● MATERIAL:
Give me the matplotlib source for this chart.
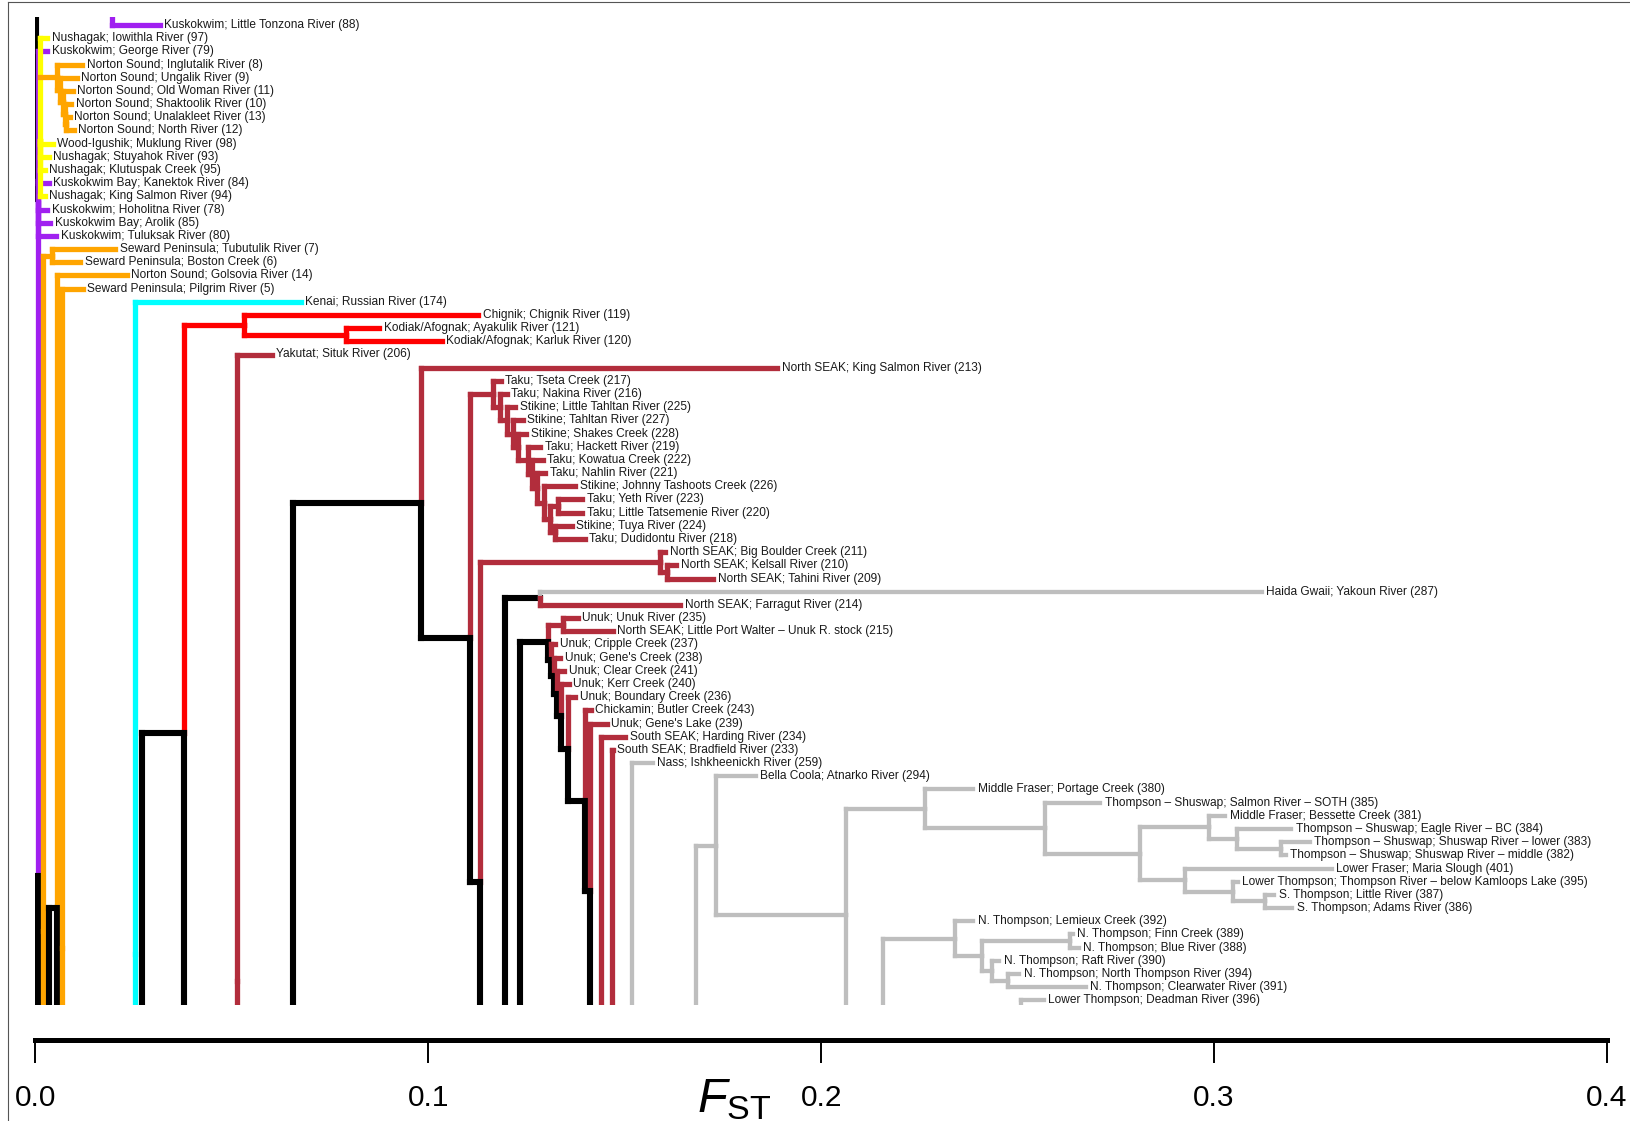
import matplotlib
matplotlib.use('Agg')
import matplotlib.pyplot as plt
from matplotlib.lines import Line2D
from matplotlib import font_manager

# ---------------- data ----------------
PALETTE = {'P': '#A020F0', 'Y': '#FFFF00', 'O': '#FFA500', 'C': '#00FFFF',
           'R': '#FF0000', 'B': '#B22D3C', 'G': '#BEBEBE', 'K': '#000000'}

LEAF_LABELS = [
    "Kuskokwim; Little Tonzona River (88)", "Nushagak; Iowithla River (97)",
    "Kuskokwim; George River (79)", "Norton Sound; Inglutalik River (8)",
    "Norton Sound; Ungalik River (9)", "Norton Sound; Old Woman River (11)",
    "Norton Sound; Shaktoolik River (10)", "Norton Sound; Unalakleet River (13)",
    "Norton Sound; North River (12)", "Wood-Igushik; Muklung River (98)",
    "Nushagak; Stuyahok River (93)", "Nushagak; Klutuspak Creek (95)",
    "Kuskokwim Bay; Kanektok River (84)", "Nushagak; King Salmon River (94)",
    "Kuskokwim; Hoholitna River (78)", "Kuskokwim Bay; Arolik (85)",
    "Kuskokwim; Tuluksak River (80)", "Seward Peninsula; Tubutulik River (7)",
    "Seward Peninsula; Boston Creek (6)", "Norton Sound; Golsovia River (14)",
    "Seward Peninsula; Pilgrim River (5)", "Kenai; Russian River (174)",
    "Chignik; Chignik River (119)", "Kodiak/Afognak; Ayakulik River (121)",
    "Kodiak/Afognak; Karluk River (120)", "Yakutat; Situk River (206)",
    "North SEAK; King Salmon River (213)", "Taku; Tseta Creek (217)",
    "Taku; Nakina River (216)", "Stikine; Little Tahltan River (225)",
    "Stikine; Tahltan River (227)", "Stikine; Shakes Creek (228)",
    "Taku; Hackett River (219)", "Taku; Kowatua Creek (222)",
    "Taku; Nahlin River (221)", "Stikine; Johnny Tashoots Creek (226)",
    "Taku; Yeth River (223)", "Taku; Little Tatsemenie River (220)",
    "Stikine; Tuya River (224)", "Taku; Dudidontu River (218)",
    "North SEAK; Big Boulder Creek (211)", "North SEAK; Kelsall River (210)",
    "North SEAK; Tahini River (209)", "Haida Gwaii; Yakoun River (287)",
    "North SEAK; Farragut River (214)", "Unuk; Unuk River (235)",
    "North SEAK; Little Port Walter \u2013 Unuk R. stock (215)",
    "Unuk; Cripple Creek (237)", "Unuk; Gene's Creek (238)",
    "Unuk; Clear Creek (241)", "Unuk; Kerr Creek (240)",
    "Unuk; Boundary Creek (236)", "Chickamin; Butler Creek (243)",
    "Unuk; Gene's Lake (239)", "South SEAK; Harding River (234)",
    "South SEAK; Bradfield River (233)", "Nass; Ishkheenickh River (259)",
    "Bella Coola; Atnarko River (294)", "Middle Fraser; Portage Creek (380)",
    "Thompson \u2013 Shuswap; Salmon River \u2013 SOTH (385)",
    "Middle Fraser; Bessette Creek (381)",
    "Thompson \u2013 Shuswap; Eagle River \u2013 BC (384)",
    "Thompson \u2013 Shuswap; Shuswap River \u2013 lower (383)",
    "Thompson \u2013 Shuswap; Shuswap River \u2013 middle (382)",
    "Lower Fraser; Maria Slough (401)",
    "Lower Thompson; Thompson River \u2013 below Kamloops Lake (395)",
    "S. Thompson; Little River (387)", "S. Thompson; Adams River (386)",
    "N. Thompson; Lemieux Creek (392)", "N. Thompson; Finn Creek (389)",
    "N. Thompson; Blue River (388)", "N. Thompson; Raft River (390)",
    "N. Thompson; North Thompson River (394)",
    "N. Thompson; Clearwater River (391)", "Lower Thompson; Deadman River (396)",
]

# FST at the tip of each leaf branch
LEAF_TIP = [0.0317, 0.0030, 0.0030, 0.0119, 0.0106, 0.0096, 0.0091, 0.0088,
            0.0098, 0.0045, 0.0034, 0.0024, 0.0034, 0.0024, 0.0030, 0.0038,
            0.0053, 0.0203, 0.0114, 0.0233, 0.0121, 0.0676, 0.1127, 0.0875,
            0.1035, 0.0602, 0.1888, 0.1184, 0.1200, 0.1221, 0.1241, 0.1250,
            0.1285, 0.1292, 0.1298, 0.1374, 0.1392, 0.1392, 0.1366, 0.1399,
            0.1603, 0.1631, 0.1725, 0.3122, 0.1641, 0.1381, 0.1470, 0.1323,
            0.1336, 0.1346, 0.1358, 0.1374, 0.1414, 0.1455, 0.1501, 0.1470,
            0.1572, 0.1834, 0.2387, 0.2710, 0.3028, 0.3196, 0.3244, 0.3183,
            0.3300, 0.3061, 0.3153, 0.3199, 0.2387, 0.2641, 0.2656, 0.2453,
            0.2504, 0.2674, 0.2567]

LEAF_COL = ("PYP" + "OOOOOO" + "YYYPYPPP" + "OOOO" + "C" + "RRR" + "B" + "B"
            + "B" * 13 + "BBB" + "G" + "B" + "B" * 11 + "G" * 19)

# internal nodes: name, FST height, colour of edge to parent, children
# children: int = leaf row, str = node, ('off', row, colour) = branch leaving the frame
NODE_NAMES = []
NODE_X = []
NODE_COL = []
NODE_KIDS = []


def node(name, x, col, kids):
    NODE_NAMES.append(name)
    NODE_X.append(x)
    NODE_COL.append(col)
    NODE_KIDS.append(kids)


# western Alaska
node('L0', 0.0003, 'K', [('off', -4, 'K'), ('off', 13.2, 'K')])
node('Lp', 0.0008, 'K', [('off', 13.5, 'P'), ('off', 115.7, 'K')])
node('Lq', 0.0008, 'P', [2, 12, 14, 15, 16])
node('Ly', 0.0013, 'Y', [1, 9, 10, 11, 13])
node('Lo', 0.0013, 'O', ['o1'])
node('o1', 0.0055, 'O', [3, 'o2'])
node('o2', 0.0063, 'O', [4, 'o3'])
node('o3', 0.0071, 'O', [5, 'o4'])
node('o4', 0.0076, 'O', [6, 'o5'])
node('o5', 0.0079, 'O', [7, 8])
node('ton', 0.0195, 'P', [0, ('off', -4, 'P')])
node('ot', 0.0020, 'O', ['tb', ('off', 120, 'O')])
node('tb', 0.0043, 'O', [17, 18])
node('bb', 0.0036, 'K', ['go', ('off', 120, 'K')])
node('go', 0.0055, 'K', [19, ('off', 115, 'K')])
node('pi', 0.0068, 'O', [20, ('off', 120, 'O')])
node('ke', 0.0254, 'C', [21, ('off', 120, 'C')])
# Chignik / Kodiak
node('r142', 0.0272, 'K', ['r184', ('off', 120, 'K')])
node('r184', 0.0378, 'K', ['r1', ('off', 84.7, 'K')])
node('r1', 0.0531, 'R', [22, 'r2'])
node('r2', 0.0791, 'R', [23, 24])
node('ya', 0.0513, 'B', [25, ('off', 120, 'B')])
# SE Alaska / transboundary
node('n293', 0.0656, 'K', ['n421', ('off', 120, 'K')])
node('n421', 0.0982, 'K', [26, 'n470'])
node('n470', 0.1106, 'K', ['t1', 'n480'])
node('n480', 0.1132, 'K', ['ns1', ('off', 89.25, 'K')])
node('t1', 0.1165, 'B', [27, 'na'])
node('na', 0.1183, 'B', [28, 'lt'])
node('lt', 0.1200, 'B', [29, 'ta'])
node('ta', 0.1215, 'B', [30, 's'])
node('s', 0.1229, 'B', [31, 'h'])
node('h', 0.1255, 'B', [32, 'k'])
node('k', 0.1265, 'B', [33, 'n'])
node('n', 0.1277, 'B', [34, 'j'])
node('j', 0.1295, 'B', [35, 'pyt'])
node('pyt', 0.1310, 'B', ['py', 'pt'])
node('py', 0.1330, 'B', [36, 37])
node('pt', 0.1322, 'B', [38, 39])
node('ns1', 0.1590, 'B', [40, 'ns2'])
node('ns2', 0.1608, 'B', [41, 42])
node('n505', 0.1195, 'K', ['n540', ('off', 120, 'K')])
node('n540', 0.1285, 'K', [43, 44])
node('n520', 0.1234, 'K', ['u0', ('off', 120, 'K')])
node('u0', 0.1305, 'K', ['ul', 'u2'])
node('ul', 0.1343, 'B', [45, 46])
node('u2', 0.1313, 'K', [47, 'u3'])
node('u3', 0.1320, 'K', [48, 'u4'])
node('u4', 0.1328, 'K', [49, 'u5'])
node('u5', 0.1338, 'K', [50, 'u6'])
node('u6', 0.1356, 'K', [51, 'n585'])
node('n585', 0.1399, 'K', [52, 'n590'])
node('n590', 0.1412, 'K', [53, ('off', 78.4, 'K')])
node('hd', 0.1440, 'B', [54, ('off', 120, 'B')])
node('bf', 0.1468, 'B', [55, ('off', 120, 'B')])
node('nas', 0.1519, 'G', [56, ('off', 120, 'G')])
# British Columbia / Fraser
node('n696', 0.1681, 'G', ['n716', ('off', 120, 'G')])
node('n716', 0.1732, 'G', [57, 'n846'])
node('n846', 0.2063, 'G', ['g1', ('off', 75.6, 'G')])
node('g1', 0.2264, 'G', [58, 'g2'])
node('g2', 0.2570, 'G', [59, 'g3'])
node('g3', 0.2812, 'G', ['g4', 'g5'])
node('g4', 0.2987, 'G', [60, 'g6'])
node('g6', 0.3058, 'G', [61, 'g7'])
node('g7', 0.3170, 'G', [62, 63])
node('g5', 0.2926, 'G', [64, 'g8'])
node('g8', 0.3048, 'G', [65, 'g9'])
node('g9', 0.3130, 'G', [66, 67])
node('n883', 0.2157, 'G', ['nt1', ('off', 120, 'G')])
node('nt1', 0.2341, 'G', [68, 'nt2'])
node('nt2', 0.2409, 'G', ['fb', 'nt3'])
node('fb', 0.2633, 'G', [69, 70])
node('nt3', 0.2435, 'G', [71, 'nt4'])
node('nt4', 0.2476, 'G', [72, 73])
node('dm', 0.2509, 'G', [74, ('off', 120, 'G')])

XTICKS = [0.0, 0.1, 0.2, 0.3, 0.4]
XTICK_LABELS = ["0.0", "0.1", "0.2", "0.3", "0.4"]

# ---------------- fonts ----------------
names = {f.name for f in font_manager.fontManager.ttflist}
NARROW = 'Liberation Sans Narrow' in names
FAM = 'Liberation Sans Narrow' if NARROW else 'Liberation Sans'
plt.rcParams['font.family'] = [FAM, 'DejaVu Sans']
plt.rcParams['mathtext.fontset'] = 'custom'
plt.rcParams['mathtext.it'] = 'Liberation Sans:italic'
plt.rcParams['mathtext.rm'] = 'Liberation Sans'

LABEL_SIZE = 10.3 if NARROW else 8.6
TICK_SIZE = 25 if NARROW else 21.5

# ---------------- layout ----------------
W, H = 1630, 1121
fig = plt.figure(figsize=(W / 100, H / 100), dpi=100)
x0_px, x4_px = 35.3, 1607.0
top_px, bot_px = 17.0, 1005.0
ax = fig.add_axes([x0_px / W, 1 - bot_px / H, (x4_px - x0_px) / W, (bot_px - top_px) / H])
row0_px, row_step = 25.0, 13.18
ax.set_xlim(0, 0.4)
ax.set_ylim((bot_px - row0_px) / row_step, (top_px - row0_px) / row_step)

idx = {n: i for i, n in enumerate(NODE_NAMES)}
ycache = {}


def ypos(ref):
    if isinstance(ref, int):
        return float(ref)
    if isinstance(ref, tuple):
        return float(ref[1])
    if ref not in ycache:
        kids = NODE_KIDS[idx[ref]]
        ycache[ref] = sum(ypos(k) for k in kids) / len(kids)
    return ycache[ref]


def xpos(ref):
    if isinstance(ref, int):
        return LEAF_TIP[ref]
    return NODE_X[idx[ref]]


def colr(ref):
    if isinstance(ref, int):
        return LEAF_COL[ref]
    if isinstance(ref, tuple):
        return ref[2]
    return NODE_COL[idx[ref]]


WIDTHS = {'K': 4.4, 'G': 3.1}
for name, x, kids in zip(NODE_NAMES, NODE_X, NODE_KIDS):
    y = ypos(name)
    for kd in kids:
        yk = ypos(kd)
        ck = colr(kd)
        c = PALETTE[ck]
        lw = WIDTHS.get(ck, 3.8)
        ax.add_line(Line2D([x, x], [y, yk], color=c, lw=lw,
                           solid_capstyle='projecting'))
        if not isinstance(kd, tuple):
            ax.add_line(Line2D([x, xpos(kd)], [yk, yk], color=c, lw=lw,
                               solid_capstyle='projecting'))

for i, lab in enumerate(LEAF_LABELS):
    ax.annotate(lab, (LEAF_TIP[i], i), xytext=(3.2, 0), textcoords='offset points',
                ha='left', va='center', fontsize=LABEL_SIZE, color='#1a1a1a',
                annotation_clip=False)

for s in ['top', 'right', 'left']:
    ax.spines[s].set_visible(False)
ax.spines['bottom'].set_position(('outward', 25.2))
ax.spines['bottom'].set_linewidth(3.6)
ax.spines['bottom'].set_bounds(0, 0.4)
ax.set_yticks([])
ax.set_xticks(XTICKS)
ax.set_xticklabels(XTICK_LABELS)
ax.tick_params(axis='x', direction='out', length=16.5, width=1.4, pad=15,
               labelsize=TICK_SIZE, colors='black')

fig.text(734 / W, 1 - 1112 / H, r'$F_{\mathrm{ST}}$', fontsize=35,
         ha='center', va='baseline')

# figure frame
fig.add_artist(Line2D([8 / W, 8 / W], [0, 1 - 2 / H], color='#555555', lw=0.8,
                      transform=fig.transFigure))
fig.add_artist(Line2D([8 / W, 1], [1 - 2 / H, 1 - 2 / H], color='#555555', lw=0.8,
                      transform=fig.transFigure))

fig.savefig('out.png', dpi=100, facecolor='white')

● SET TASK:
Select from the material above each line in which the string "matplotlib" appears, and list those lines.

● COMPLETED EXERCISE:
Give me the matplotlib source for this chart.
import matplotlib
matplotlib.use('Agg')
import matplotlib.pyplot as plt
from matplotlib.lines import Line2D
from matplotlib import font_manager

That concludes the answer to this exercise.